Anhydrous salts, which are free from water of crystallization, can be primarily obtained from their hydrated forms by two effective methods: heating or exposing them to dry air. Both processes aim to remove the water molecules loosely bonded within the crystal structure of the hydrated salt.
1. Dehydration by Heating
Heating is a widely used and effective method for obtaining anhydrous salts, especially for those that are not thermally sensitive. When a hydrated salt is heated, the water molecules within its crystal lattice absorb energy, evaporate, and escape as steam, leaving behind the anhydrous form.
Process and Considerations:
- Heating Equipment:
- Oven: For gentle and controlled heating, suitable for many hydrated salts.
- Bunsen Burner/Hot Plate: Provides higher temperatures for more robust salts, often used with a crucible.
- Muffle Furnace: Offers very high and consistent temperatures for complete dehydration of stable salts.
- Temperature Control: The specific temperature required varies greatly depending on the salt. Each hydrated salt has a characteristic dehydration temperature. Too low a temperature might not remove all water, while too high could decompose the salt itself.
- Duration: Heating must be continued until a constant mass is achieved, indicating that all water has been driven off. This often involves repeated heating and cooling (in a desiccator) and weighing.
- Examples:
- Copper(II) sulfate pentahydrate (blue) turns into anhydrous copper(II) sulfate (white) upon heating:
CuSO₄·5H₂O(s) → CuSO₄(s) + 5H₂O(g) - Cobalt(II) chloride hexahydrate (pink) becomes anhydrous cobalt(II) chloride (blue) when heated. This color change is often used as an indicator for the presence of water.
- Copper(II) sulfate pentahydrate (blue) turns into anhydrous copper(II) sulfate (white) upon heating:
- Safety Precautions:
- Always wear appropriate personal protective equipment (PPE), such as safety goggles.
- Handle hot apparatus with tongs or heat-resistant gloves.
- Ensure proper ventilation, especially if the salt might decompose or release hazardous fumes.
2. Dehydration by Exposure to Dry Air (Desiccation)
This method is particularly suitable for hydrated salts that are sensitive to heat or when a very slow, controlled removal of water is desired. It involves placing the hydrated salt in an environment with very low humidity, allowing the water molecules to evaporate slowly into the dry atmosphere.
Process and Considerations:
- Desiccators: A common laboratory apparatus used for this purpose is a desiccator. This is an airtight container that maintains a dry atmosphere.
- Drying Agents (Desiccants): A powerful drying agent, such as anhydrous calcium chloride, silica gel, phosphorus pentoxide, or concentrated sulfuric acid, is placed in the bottom chamber of the desiccator. These agents have a strong affinity for water and absorb moisture from the air within the desiccator, creating a very dry environment.
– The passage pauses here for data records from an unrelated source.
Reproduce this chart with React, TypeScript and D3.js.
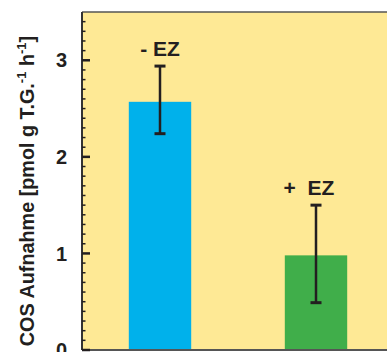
import React from 'react';
import * as d3 from 'd3';

// COS uptake with / without EZ
const categories = ['- EZ', '+  EZ'];
const values = [2.57, 0.98];
const errLow = [2.24, 0.49];
const errHigh = [2.94, 1.5];
const barColors = ['#00b1eb', '#40ae4a'];
const yTicks = [0, 1, 2, 3];

const W = 387;
const H = 352;
const margin = { top: 12, left: 82, bottom: 2 };
const font = '"Liberation Sans", Arial, sans-serif';

const App = () => {
  const y = d3.scaleLinear()
    .domain([0, 3.5])
    .range([H - margin.bottom, margin.top]);

  const x = d3.scaleBand()
    .domain(categories)
    .range([margin.left, 394])
    .paddingInner(0.6)
    .paddingOuter(0.3);

  const minor = d3.range(0, 35).map(d => d / 10).filter(d => !yTicks.includes(d));
  const y0 = y(0);

  return (
    <svg width={W} height={H} style={{ position: 'absolute', left: 0, top: 0 }}>
      <rect x={margin.left} y={margin.top} width={W - margin.left} height={y0 - margin.top} fill="#fee995" />

      {categories.map((c, i) => {
        const cx = x(c) + x.bandwidth() / 2;
        return (
          <g key={c}>
            <rect x={x(c)} y={y(values[i])} width={x.bandwidth()} height={y0 - y(values[i])} fill={barColors[i]} />
            <line x1={cx} x2={cx} y1={y(errLow[i])} y2={y(errHigh[i])} stroke="#231f20" strokeWidth={2.5} />
            <line x1={cx - 5.5} x2={cx + 5.5} y1={y(errLow[i])} y2={y(errLow[i])} stroke="#231f20" strokeWidth={3} />
            <line x1={cx - 5.5} x2={cx + 5.5} y1={y(errHigh[i])} y2={y(errHigh[i])} stroke="#231f20" strokeWidth={3} />
            <text x={cx + (i === 1 ? -7 : 0)} y={y(errHigh[i]) - 10} textAnchor="middle"
              fontFamily={font} fontWeight="bold" fontSize={21} fill="#231f20"
              style={{ whiteSpace: 'pre' }}>{c}</text>
          </g>
        );
      })}

      {/* frame */}
      <line x1={margin.left} x2={W} y1={margin.top} y2={margin.top} stroke="#555" strokeWidth={1.5} />
      <line x1={margin.left} x2={W} y1={y0} y2={y0} stroke="#555" strokeWidth={2} />
      <line x1={margin.left} x2={margin.left} y1={margin.top} y2={y0} stroke="#333" strokeWidth={2} />

      {minor.map(d => (
        <line key={d} x1={margin.left} x2={margin.left + 3.5} y1={y(d)} y2={y(d)} stroke="#231f20" strokeWidth={1.5} />
      ))}
      {yTicks.map(d => (
        <g key={d}>
          <line x1={margin.left} x2={margin.left + 8} y1={y(d)} y2={y(d)} stroke="#231f20" strokeWidth={2.5} />
          <text x={margin.left - 15} y={y(d)} dy="0.36em" textAnchor="end"
            fontFamily={font} fontWeight="bold" fontSize={20} fill="#231f20">{d}</text>
        </g>
      ))}

      <text transform={`translate(34,${(margin.top + y0) / 2 + 10}) rotate(-90)`} textAnchor="middle"
        fontFamily={font} fontWeight="bold" fontSize={19.8} fill="#231f20">
        COS Aufnahme [pmol g T.G.
        <tspan fontSize={13} dy={-8}>-1</tspan>
        <tspan fontSize={19.8} dy={8}> h</tspan>
        <tspan fontSize={13} dy={-8}>-1</tspan>
        <tspan fontSize={19.8} dy={8}>]</tspan>
      </text>
    </svg>
  );
};

export default App;
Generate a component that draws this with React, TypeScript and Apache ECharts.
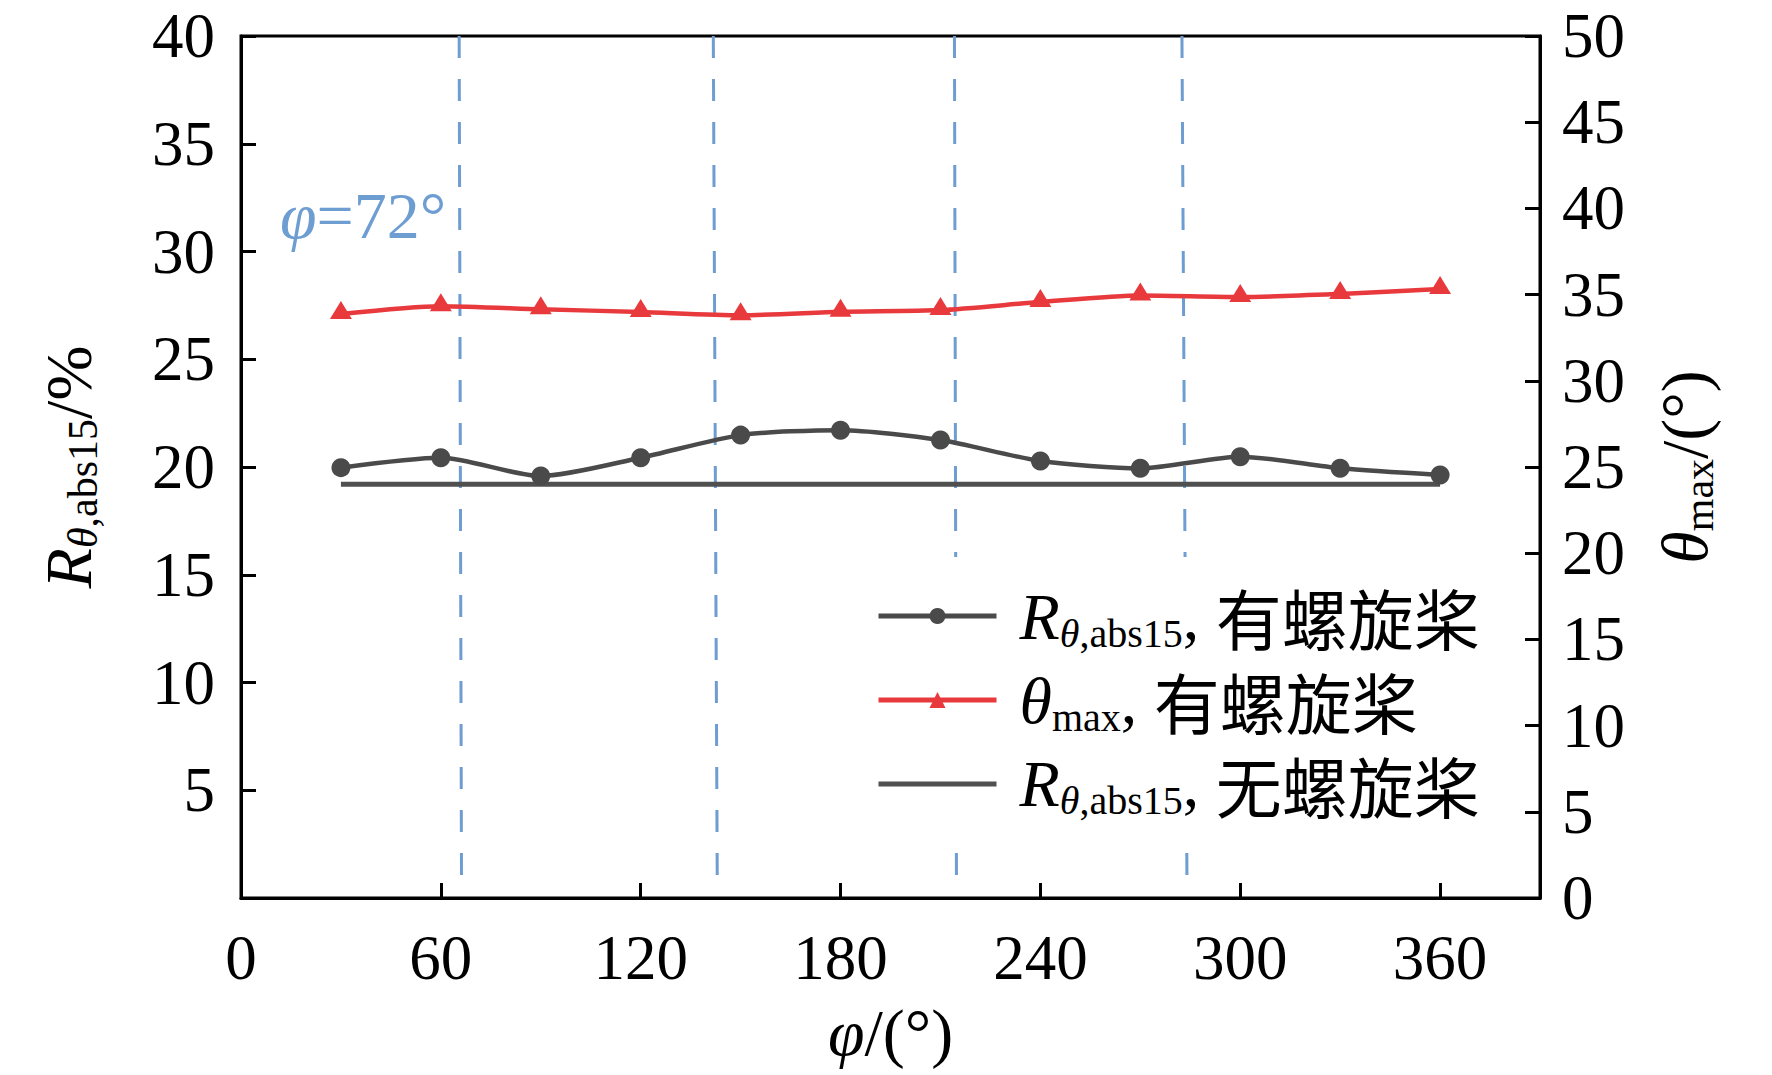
import React, { useEffect, useRef } from "react";
import * as echarts from "echarts";

// ---- data ----
const phi = [30, 60, 90, 120, 150, 180, 210, 240, 270, 300, 330, 360];
const rWithProp = [19.97, 20.43, 19.58, 20.43, 21.48, 21.71, 21.25, 20.28, 19.94, 20.48, 19.94, 19.63];
const thetaMaxWithProp = [33.87, 34.33, 34.15, 33.99, 33.8, 34.0, 34.1, 34.57, 34.95, 34.86, 35.04, 35.33];
const rNoPropX = [30, 360];
const rNoProp = [19.2, 19.2];
// blade-passage dividers: x at top, x at bottom, bottom value (left axis)
const dividerTopX = [65.5, 141.8, 214.2, 282.5];
const dividerBottomX = [66.2, 143.0, 214.8, 284.0];
const dividerBottomY = [0.8, 0.3, 0.8, 1.0];

const NAME_R1 = "Rθ,abs15, 有螺旋桨";
const NAME_T = "θmax, 有螺旋桨";
const NAME_R0 = "Rθ,abs15, 无螺旋桨";

const SERIF = "'Liberation Serif', 'Times New Roman', 'Noto Sans CJK SC', serif";
const CJK = "'Noto Sans CJK SC', 'Liberation Serif', serif";
const BLACK = "#4a4a4a";
const RED = "#e8393d";
const BLUE = "#6d9dd1";

const TICK_FONT = 63;
const NAME_FONT = 66;

function nameRich(size: number, sub: number, cjk: number, subDrop: number) {
  return {
    i: { fontFamily: SERIF, fontStyle: "italic", fontSize: size, lineHeight: size + 6, color: "#000", verticalAlign: "middle" },
    n: { fontFamily: SERIF, fontSize: size, lineHeight: size + 6, color: "#000", verticalAlign: "middle" },
    si: { fontFamily: SERIF, fontStyle: "italic", fontSize: sub, lineHeight: sub, padding: [subDrop, 0, 0, 0], color: "#000", verticalAlign: "middle" },
    s: { fontFamily: SERIF, fontSize: sub, lineHeight: sub, padding: [subDrop, 0, 0, 0], color: "#000", verticalAlign: "middle" },
    c: { fontFamily: CJK, fontSize: cjk, lineHeight: size + 6, color: "#000", verticalAlign: "middle" },
    g: { width: 18 },
  };
}

function legendFormat(name: string) {
  if (name === NAME_R1) return "{g|}{i|R}{si|θ}{s|,abs15}{n|, }{c|有螺旋桨}";
  if (name === NAME_T) return "{g|}{i|θ}{s|max}{n|, }{c|有螺旋桨}";
  return "{g|}{i|R}{si|θ}{s|,abs15}{n|, }{c|无螺旋桨}";
}

export default function App() {
  const ref = useRef<HTMLDivElement>(null);
  useEffect(() => {
    const chart = echarts.init(ref.current!, null, { renderer: "svg" });
    const markData = dividerTopX.map((x, k) => [
      { coord: [x, 40] },
      { coord: [dividerBottomX[k], dividerBottomY[k]] },
    ]);
    const option: any = {
      animation: false,
      backgroundColor: "#fff",
      grid: {
        left: 241,
        right: 232,
        top: 36,
        bottom: 177,
        show: true,
        borderColor: "#000",
        borderWidth: 3,
        backgroundColor: "transparent",
      },
      xAxis: {
        type: "value",
        min: 0,
        max: 390,
        interval: 60,
        name: "{i|φ}{n|/(°)}",
        nameLocation: "middle",
        nameGap: 98,
        nameTextStyle: { rich: nameRich(NAME_FONT, 42, NAME_FONT, 30) },
        axisLine: { show: true, lineStyle: { color: "#000", width: 3 } },
        axisTick: { show: true, inside: true, length: 15, lineStyle: { color: "#000", width: 3 } },
        axisLabel: {
          margin: 28,
          color: "#000",
          fontFamily: SERIF,
          fontSize: TICK_FONT,
          formatter: (v: number) => (v > 360 ? "" : String(v)),
        },
        splitLine: { show: false },
      },
      yAxis: [
        {
          type: "value",
          position: "left",
          min: 0,
          max: 40,
          interval: 5,
          name: "{i|R}{si|θ}{s|,abs15}{n|/%}",
          nameLocation: "middle",
          nameRotate: 90,
          nameGap: 137,
          nameTextStyle: { rich: nameRich(NAME_FONT, 42, NAME_FONT, 30) },
          axisLine: { show: true, lineStyle: { color: "#000", width: 3 } },
          axisTick: { show: true, inside: true, length: 15, lineStyle: { color: "#000", width: 3 } },
          axisLabel: { margin: 26, color: "#000", fontFamily: SERIF, fontSize: TICK_FONT, lineHeight: 50, showMinLabel: false },
          splitLine: { show: false },
        },
        {
          type: "value",
          position: "right",
          min: 0,
          max: 50,
          interval: 5,
          name: "{i|θ}{s|max}{n|/(°)}",
          nameLocation: "middle",
          nameRotate: 90,
          nameGap: 108,
          nameTextStyle: { rich: nameRich(NAME_FONT, 42, NAME_FONT, 30) },
          axisLine: { show: true, lineStyle: { color: "#000", width: 3 } },
          axisTick: { show: true, inside: true, length: 15, lineStyle: { color: "#000", width: 3 } },
          axisLabel: { margin: 22, color: "#000", fontFamily: SERIF, fontSize: TICK_FONT, lineHeight: 50 },
          splitLine: { show: false },
        },
      ],
      legend: {
        orient: "vertical",
        left: 866,
        top: 557,
        z: 20,
        padding: [22, 20, 22, 10],
        backgroundColor: "#fff",
        itemWidth: 118,
        itemHeight: 20,
        itemGap: 10,
        selectedMode: false,
        lineStyle: { width: 5 },
        data: [NAME_R1, NAME_T, { name: NAME_R0, itemStyle: { opacity: 0 } }],
        formatter: legendFormat,
        textStyle: { color: "#000", fontFamily: SERIF, fontSize: NAME_FONT, rich: nameRich(NAME_FONT, 40, 66, 34) },
      },
      graphic: [
        {
          type: "text",
          left: 280,
          top: 182,
          z: 10,
          style: {
            text: "{i|φ}{n|=72°}",
            rich: {
              i: { fontFamily: SERIF, fontStyle: "italic", fontSize: 66, fill: BLUE },
              n: { fontFamily: SERIF, fontSize: 66, fill: BLUE },
            },
          },
        },
      ],
      series: [
        {
          name: NAME_R0,
          type: "line",
          yAxisIndex: 0,
          data: rNoPropX.map((x, k) => [x, rNoProp[k]]),
          symbol: "none",
          lineStyle: { color: "#505050", width: 5 },
          itemStyle: { color: "#505050" },
          z: 3,
          markLine: {
            silent: true,
            z: 1,
            symbol: ["none", "none"],
            label: { show: false },
            lineStyle: { color: BLUE, width: 3, type: [22, 21] },
            data: markData,
          },
        },
        {
          name: NAME_R1,
          type: "line",
          yAxisIndex: 0,
          data: phi.map((x, k) => [x, rWithProp[k]]),
          smooth: 0.25,
          symbol: "circle",
          symbolSize: 19,
          lineStyle: { color: BLACK, width: 4.5 },
          itemStyle: { color: BLACK },
          z: 4,
        },
        {
          name: NAME_T,
          type: "line",
          yAxisIndex: 1,
          data: phi.map((x, k) => [x, thetaMaxWithProp[k]]),
          smooth: 0.25,
          symbol: "triangle",
          symbolSize: [22, 18],
          symbolOffset: [0, -4],
          lineStyle: { color: RED, width: 4.5 },
          itemStyle: { color: RED },
          z: 4,
        },
      ],
    };
    chart.setOption(option);
    return () => chart.dispose();
  }, []);
  return (
    <div
      ref={ref}
      style={{ position: "absolute", left: 0, top: 0, width: 1772, height: 1075 }}
    />
  );
}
- Mechanism: The water molecules from the hydrated salt gradually diffuse into the dry air of the desiccator and are absorbed by the desiccant. This process is slower than heating but avoids the risk of thermal decomposition.
- Examples:
- Many organic salts or complex coordination compounds that are heat-sensitive can be dehydrated effectively in a desiccator.
- Certain deliquescent salts, if slightly hydrated due to atmospheric moisture, can be dried by storing them in a desiccator.
- When to Use: This method is preferred when the salt's decomposition temperature is close to its dehydration temperature, or for substances that are unstable at elevated temperatures.
Choosing the Right Method
The choice between heating and exposure to dry air depends largely on the specific properties of the hydrated salt, primarily its thermal stability.
| Feature | Heating (Thermal Dehydration) | Exposure to Dry Air (Desiccation) |
|---|---|---|
| Speed | Generally faster | Slower, can take hours to days |
| Control | Requires careful temperature and time control | Passive, relies on equilibrium with desiccant |
| Suitable For | Thermally stable hydrated salts | Heat-sensitive salts, volatile compounds, or gradual drying |
| Equipment | Oven, Bunsen burner, crucible, muffle furnace | Desiccator, drying agent |
| Risks | Thermal decomposition, high energy consumption | Slower process, desiccant saturation, potential for incomplete drying |
Practical Insights
- Purity: Ensure the hydrated salt is pure before dehydration, as impurities will remain in the anhydrous form.
- Storage: Anhydrous salts are often hygroscopic (absorb moisture from the air) or even deliquescent (absorb so much moisture they dissolve). Therefore, they must be stored immediately in airtight containers, preferably in a desiccator, to prevent rehydration.
- Verification: To confirm complete dehydration, the mass of the salt should be measured periodically until it becomes constant.
By carefully selecting and applying one of these methods, anhydrous salts can be successfully obtained for various chemical applications, from analytical chemistry to industrial processes.